### Direction
Drop every picture. Then return, exactly, the lines from the beginning of the listing below through the one containing "var stepsPerTick = 13;".

### Information supplied

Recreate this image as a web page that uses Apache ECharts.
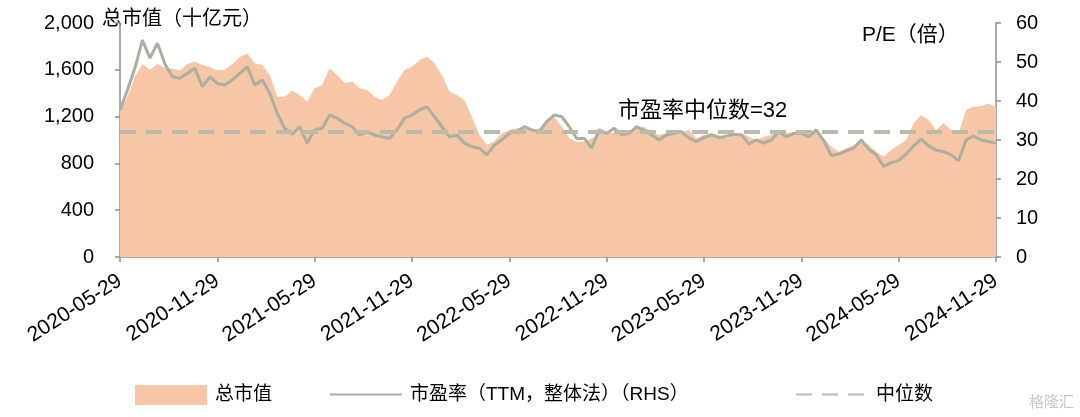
<!DOCTYPE html>
<html>
<head>
<meta charset="utf-8">
<script src="https://cdn.jsdelivr.net/npm/echarts@6/dist/echarts.min.js"></script>
<style>
    html, body { margin: 0; padding: 0; background: #fff; }
    #main { width: 1080px; height: 417px; }
</style>
</head>
<body>
<div id="main"></div>
<script>
    // half-year tick labels, 13 points between two labels
    var tickLabels = ['2020-05-29', '2020-11-29', '2021-05-29', '2021-11-29', '2022-05-29',
        '2022-11-29', '2023-05-29', '2023-11-29', '2024-05-29', '2024-11-29'];
    var stepsPerTick = 13;

    // 总市值（十亿元）
    var marketCap = [
        1250, 1370, 1540, 1650, 1600, 1650, 1615, 1610, 1595, 1650,
        1670, 1640, 1625, 1595, 1600, 1650, 1710, 1740, 1655, 1640,
        1555, 1370, 1370, 1420, 1385, 1327, 1442, 1470, 1613, 1556,
        1484, 1499, 1442, 1427, 1370, 1342, 1385, 1499, 1598, 1626,
        1684, 1712, 1655, 1556, 1413, 1385, 1342, 1199, 1043, 960,
        990, 1057, 1085, 1100, 1114, 1085, 1100, 1171, 1199, 1114,
        1014, 985, 985, 1014, 1057, 1071, 1057, 1043, 1071, 1114,
        1114, 1071, 1043, 1057, 1071, 1071, 1085, 1014, 1043, 1057,
        1043, 1014, 1043, 1057, 1028, 1000, 1028, 1043, 1071, 1057,
        1071, 1043, 1057, 1085, 1014, 943, 900, 929, 957, 1000,
        957, 900, 857, 914, 957, 1000, 1143, 1214, 1171, 1085,
        1143, 1085, 1057, 1256, 1285, 1290, 1313, 1280
    ];

    // 市盈率（TTM，整体法）
    var peRatio = [
        37.7, 42.8, 48.5, 55.6, 51.0, 54.8, 49.5, 46.2, 45.8, 47.1,
        48.4, 43.7, 46.2, 44.5, 44.1, 45.4, 47.1, 48.8, 44.1, 45.4,
        42.0, 36.8, 33.0, 31.5, 33.4, 29.2, 32.6, 33.0, 36.4, 35.6,
        34.3, 33.4, 31.3, 32.1, 31.3, 30.8, 30.4, 32.6, 35.6, 36.4,
        37.7, 38.5, 36.0, 33.4, 30.8, 31.3, 29.2, 28.3, 27.9, 26.2,
        28.7, 30.0, 31.7, 32.1, 33.4, 32.6, 32.1, 34.7, 36.4, 36.0,
        33.4, 30.4, 30.4, 27.9, 32.6, 31.7, 33.0, 31.3, 31.7, 33.4,
        32.5, 31.3, 30.0, 31.3, 31.7, 32.1, 30.5, 29.6, 30.6, 31.3,
        30.6, 31.0, 31.5, 31.3, 29.0, 30.0, 29.2, 30.0, 32.1, 30.8,
        31.7, 31.7, 30.8, 32.6, 29.8, 26.0, 26.4, 27.2, 27.9, 30.0,
        27.6, 26.2, 23.2, 24.2, 24.7, 26.4, 28.5, 30.2, 28.5, 27.4,
        27.0, 26.2, 24.7, 30.0, 31.0, 30.0, 29.6, 29.2
    ];

    var peMedian = 32;

    var categories = [];
    for (var i = 0; i < marketCap.length; i++) {
        var k = Math.floor(i / stepsPerTick);
        categories.push(i % stepsPerTick === 0 ? tickLabels[k] : tickLabels[k] + '+' + (i % stepsPerTick));
    }

    var font = '"Liberation Sans", Arial, "Noto Sans CJK SC", sans-serif';
    var axisGrey = '#8e8e8e';
    var areaColor = '#f6c6a7';
    var peColor = '#abaf9f';
    var medianColor = '#b9bbab';

    var legendBase = function(left, item) {
        return {
            left: left,
            top: 380,
            itemWidth: 72,
            itemHeight: 20,
            textStyle: { fontSize: 19, color: '#000', fontFamily: font, padding: [0, 0, 0, 3] },
            data: [item]
        };
    };

    var option = {
        animation: false,
        textStyle: { fontFamily: font },
        grid: { left: 120, right: 84, top: 23, bottom: 160 },
        legend: [
            legendBase(130, { name: '总市值', icon: 'rect' }),
            legendBase(324, { name: '市盈率（TTM，整体法）（RHS）', itemStyle: { opacity: 0 } }),
            legendBase(790, { name: '中位数', itemStyle: { opacity: 0 } })
        ],
        xAxis: {
            type: 'category',
            data: categories,
            boundaryGap: false,
            axisLine: { lineStyle: { color: axisGrey, width: 1.5 } },
            axisTick: { show: true, interval: stepsPerTick - 1, length: 5, lineStyle: { color: axisGrey, width: 1.5 } },
            axisLabel: {
                interval: stepsPerTick - 1,
                rotate: 33,
                margin: 22,
                fontSize: 21,
                color: '#000',
                fontFamily: font,
                formatter: function(v) {
                    return tickLabels.indexOf(v) > -1 ? v : '';
                }
            },
            splitLine: { show: false }
        },
        yAxis: [{
            type: 'value',
            min: 0,
            max: 2000,
            interval: 400,
            axisLine: { show: true, lineStyle: { color: axisGrey, width: 1.5 } },
            axisTick: { show: true, length: 5, lineStyle: { color: axisGrey, width: 1.5 } },
            axisLabel: { fontSize: 20, color: '#000', margin: 26, fontFamily: font },
            splitLine: { show: false }
        }, {
            type: 'value',
            min: 0,
            max: 60,
            interval: 10,
            position: 'right',
            axisLine: { show: true, lineStyle: { color: axisGrey, width: 1.5 } },
            axisTick: { show: true, length: 5, lineStyle: { color: axisGrey, width: 1.5 } },
            axisLabel: { fontSize: 20, color: '#000', margin: 20, fontFamily: font },
            splitLine: { show: false }
        }],
        series: [{
            name: '总市值',
            type: 'line',
            yAxisIndex: 0,
            data: marketCap,
            symbol: 'none',
            itemStyle: { color: areaColor },
            lineStyle: { width: 0, color: areaColor },
            areaStyle: { color: areaColor, opacity: 1 },
            z: 1
        }, {
            name: '中位数',
            type: 'line',
            yAxisIndex: 1,
            data: [],
            symbol: 'none',
            itemStyle: { color: medianColor },
            lineStyle: { color: medianColor, width: 4, type: [16, 10] },
            markLine: {
                silent: true,
                symbol: 'none',
                label: { show: false },
                lineStyle: { color: medianColor, width: 4, type: [16, 10] },
                data: [{ yAxis: peMedian }]
            },
            z: 2
        }, {
            name: '市盈率（TTM，整体法）（RHS）',
            type: 'line',
            yAxisIndex: 1,
            data: peRatio,
            symbol: 'none',
            itemStyle: { color: peColor },
            lineStyle: { color: peColor, width: 3 },
            z: 3
        }],
        graphic: [{
            type: 'text',
            left: 102,
            top: 7,
            style: { text: '总市值（十亿元）', font: '20px "Noto Sans CJK SC", sans-serif', fill: '#000' }
        }, {
            type: 'text',
            left: 862,
            top: 25,
            style: { text: 'P/E（倍）', font: '21px "Liberation Sans", "Noto Sans CJK SC", sans-serif', fill: '#000' }
        }, {
            type: 'text',
            left: 618,
            top: 100,
            style: { text: '市盈率中位数=' + peMedian, font: '22px "Liberation Sans", "Noto Sans CJK SC", sans-serif', fill: '#000' }
        }, {
            type: 'text',
            right: 6,
            top: 394,
            style: { text: '格隆汇', font: '15px "Noto Sans CJK SC", sans-serif', fill: '#c8c8c8' }
        }]
    };

    var myChart = echarts.init(document.getElementById('main'));
    myChart.setOption(option);
</script>
</body>
</html>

### Complete answer
Recreate this image as a web page that uses Apache ECharts.
<!DOCTYPE html>
<html>
<head>
<meta charset="utf-8">
<script src="https://cdn.jsdelivr.net/npm/echarts@6/dist/echarts.min.js"></script>
<style>
    html, body { margin: 0; padding: 0; background: #fff; }
    #main { width: 1080px; height: 417px; }
</style>
</head>
<body>
<div id="main"></div>
<script>
    // half-year tick labels, 13 points between two labels
    var tickLabels = ['2020-05-29', '2020-11-29', '2021-05-29', '2021-11-29', '2022-05-29',
        '2022-11-29', '2023-05-29', '2023-11-29', '2024-05-29', '2024-11-29'];
    var stepsPerTick = 13;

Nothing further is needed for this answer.